Następnie głos zabrała była nauczycielka Krystyna Czerniecka, która przyznała, że nauczyciele są przygnębieni i nawet nie chcą rozmawiać o tym, co się dzieje w polskiej oświacie. Wskazała, że obecnie młodych nauczycieli jest niewielu.
Krystyna Czerniecka
- Gdy zaczynałam pracę, co roku było kilku praktykantów, a teraz nie ma młodych ludzi w zawodzie. Nauczyciele są sfrustrowani tym, że wylewa się na nich hejt, są traktowani jako głupi, niekompetentni, zrzucana jest na nich odpowiedzialność za to, że kolejna reforma się nie powiodła. My chcielibyśmy poświęcić czas dzieciom, a nie być obiektem eksperymentu. 35 lat przepracowałam w zawodzie i ciągle edukację się reformuje, a to do niczego nie prowadzi. Myślałam, że gorszego ministra od Romana Giertycha i Anny Zalewskiej już nie będzie. Niestety, mamy teraz pana Czarnka. To jest osoba, która próbuje wprowadzić indoktrynację – wyjaśniła Czerniecka.

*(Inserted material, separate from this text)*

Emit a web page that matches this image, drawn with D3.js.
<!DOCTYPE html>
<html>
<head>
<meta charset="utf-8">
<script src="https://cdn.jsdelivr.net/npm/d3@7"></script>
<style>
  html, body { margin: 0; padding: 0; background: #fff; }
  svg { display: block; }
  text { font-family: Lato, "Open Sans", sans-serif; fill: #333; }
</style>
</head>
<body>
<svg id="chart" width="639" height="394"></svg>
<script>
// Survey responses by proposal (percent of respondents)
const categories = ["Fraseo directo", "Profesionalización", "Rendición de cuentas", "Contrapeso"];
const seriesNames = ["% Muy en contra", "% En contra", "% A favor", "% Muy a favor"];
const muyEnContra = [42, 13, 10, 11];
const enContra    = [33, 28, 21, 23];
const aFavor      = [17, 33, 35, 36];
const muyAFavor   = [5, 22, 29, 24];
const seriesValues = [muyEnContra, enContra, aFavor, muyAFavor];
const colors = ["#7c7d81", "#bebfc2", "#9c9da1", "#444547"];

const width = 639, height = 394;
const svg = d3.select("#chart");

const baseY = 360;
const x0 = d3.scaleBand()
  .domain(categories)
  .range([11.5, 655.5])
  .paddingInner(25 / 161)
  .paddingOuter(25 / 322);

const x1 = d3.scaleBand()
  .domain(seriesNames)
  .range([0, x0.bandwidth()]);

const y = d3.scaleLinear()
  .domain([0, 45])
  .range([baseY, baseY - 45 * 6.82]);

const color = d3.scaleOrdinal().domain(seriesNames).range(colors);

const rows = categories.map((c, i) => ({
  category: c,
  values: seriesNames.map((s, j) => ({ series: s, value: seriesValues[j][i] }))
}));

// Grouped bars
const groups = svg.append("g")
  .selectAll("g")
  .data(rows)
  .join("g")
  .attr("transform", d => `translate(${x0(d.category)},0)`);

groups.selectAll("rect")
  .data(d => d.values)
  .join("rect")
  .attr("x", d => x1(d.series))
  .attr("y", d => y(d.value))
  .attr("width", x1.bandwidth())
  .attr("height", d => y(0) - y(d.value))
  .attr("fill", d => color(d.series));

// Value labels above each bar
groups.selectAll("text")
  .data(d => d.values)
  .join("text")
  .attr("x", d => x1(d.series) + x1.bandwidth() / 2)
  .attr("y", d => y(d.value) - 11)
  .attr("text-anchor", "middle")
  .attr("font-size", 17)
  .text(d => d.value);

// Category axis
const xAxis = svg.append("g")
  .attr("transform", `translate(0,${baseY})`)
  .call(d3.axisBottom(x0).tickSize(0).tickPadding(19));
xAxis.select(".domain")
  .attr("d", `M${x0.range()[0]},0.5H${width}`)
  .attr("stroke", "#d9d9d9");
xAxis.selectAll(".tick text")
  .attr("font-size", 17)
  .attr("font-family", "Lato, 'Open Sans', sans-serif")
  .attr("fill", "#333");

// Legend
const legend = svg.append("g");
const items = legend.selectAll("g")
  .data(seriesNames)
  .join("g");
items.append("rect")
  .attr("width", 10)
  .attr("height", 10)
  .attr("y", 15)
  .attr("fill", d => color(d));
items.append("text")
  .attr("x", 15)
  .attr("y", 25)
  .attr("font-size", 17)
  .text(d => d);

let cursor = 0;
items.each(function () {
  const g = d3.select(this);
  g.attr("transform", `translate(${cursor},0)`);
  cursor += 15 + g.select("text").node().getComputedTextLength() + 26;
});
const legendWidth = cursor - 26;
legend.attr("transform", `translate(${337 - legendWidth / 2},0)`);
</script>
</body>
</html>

Była nauczycielka polską edukację porównała do Iranu, gdzie 45 lat temu kobiety były traktowane jako prawowite obywatelki. Mogły chodzić w krótkich spódniczkach i miały dostęp do edukacji, a obecnie są zabijane za to, że pokazują włosy. Według niej, to samo dzieje się z oświatą w Polsce.

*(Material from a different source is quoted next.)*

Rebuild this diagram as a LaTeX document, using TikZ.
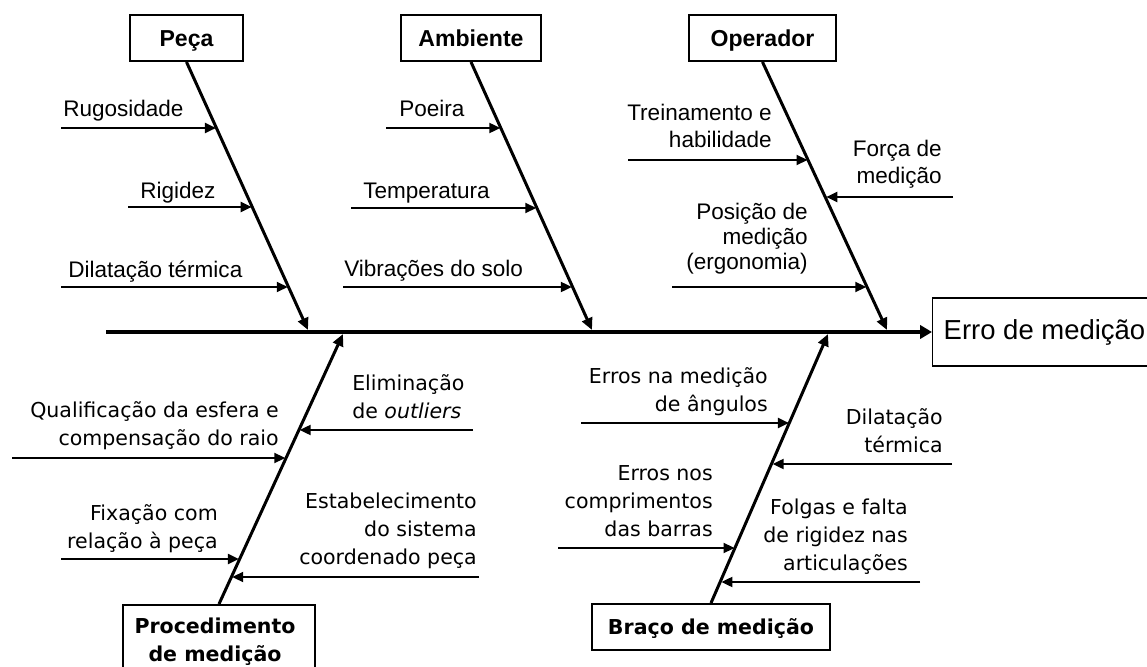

Grupę olsztyńskich uczniów reprezentowała Lena Błotniak, uczennica czwartej klasy Liceum Ogólnokształcącego nr 3 oraz sekretarz Młodzieżowej Rady Miasta. Licealistka powiedziała, że długo zastanawiała się, dlaczego uczniowie negatywnie wypowiadają się na temat nauki i wtedy uświadomiła sobie, że problemów edukacji jest bardzo dużo. Jednym z nich jest plan lekcji. W części olsztyńskich szkół zajęcia zaczynają się już o godz. 7:10, ponieważ plan jest przepełniony, a na liście nie brakuje, według niej, przedmiotów niepotrzebnych. Następnie Błotniak wskazała kolejny problem, który dosięga wielu uczniów.
Lena Błotniak
- Jest to stale pogarszające się zdrowie psychiczne. Tylko w mojej klasie jeszcze przed pandemią 1/4 uczniów stanowili uczniowie z depresją. Sama byłam jedną z nich przez bardzo długi czas. Jak mamy skupić się na lekcjach, jeśli nie mamy siły wstawać z łóżka? A jaka jest odpowiedź ministerstwa? Dołóżmy nowy przedmiot! W szkołach brakuje psychologów, pedagogów, specjalistów, dzięki którym będziemy mogli na nowo cieszyć się życiem – podsumowała Lena Błotniak.
Uczennica zaapelowała także do rodziców i pedagogów, aby zwracali uwagę na problemy psychiczne uczniów i aby otoczyli ich opieką. Błotniak miała też krótki przekaz do ministra Czarnka: „Nie mogę się doczekać dnia, w którym poniesiesz konsekwencje za wszystko, co zrobiłeś”.
Podczas akcji każdy obecny mógł podpisać kartkę, która zostanie skierowana do ministra Przemysława Czarnka poprzez kuratoria oświaty. Wśród zgromadzonych obecny był m.in. poseł Janusz Cichoń z Koalicji Obywatelskiej.
Poseł Janusz Cichoń
Organizatorami akcji byli: Wolna Szkoła, Akcja Demokracja oraz KOD.
Przypomnijmy, że od 1 września Związek Nauczycielstwa Polskiego oraz Krajowa Sekcja Oświaty i Wychowania NSZZ „Solidarność” rozpoczęły akcję protestacyjną. Związkowcy domagają się od Ministerstwa Edukacji i Nauki zwiększenia finansowania, wprowadzenia większej autonomii nauczycieli oraz zmniejszenia zakresu podstawy programowej.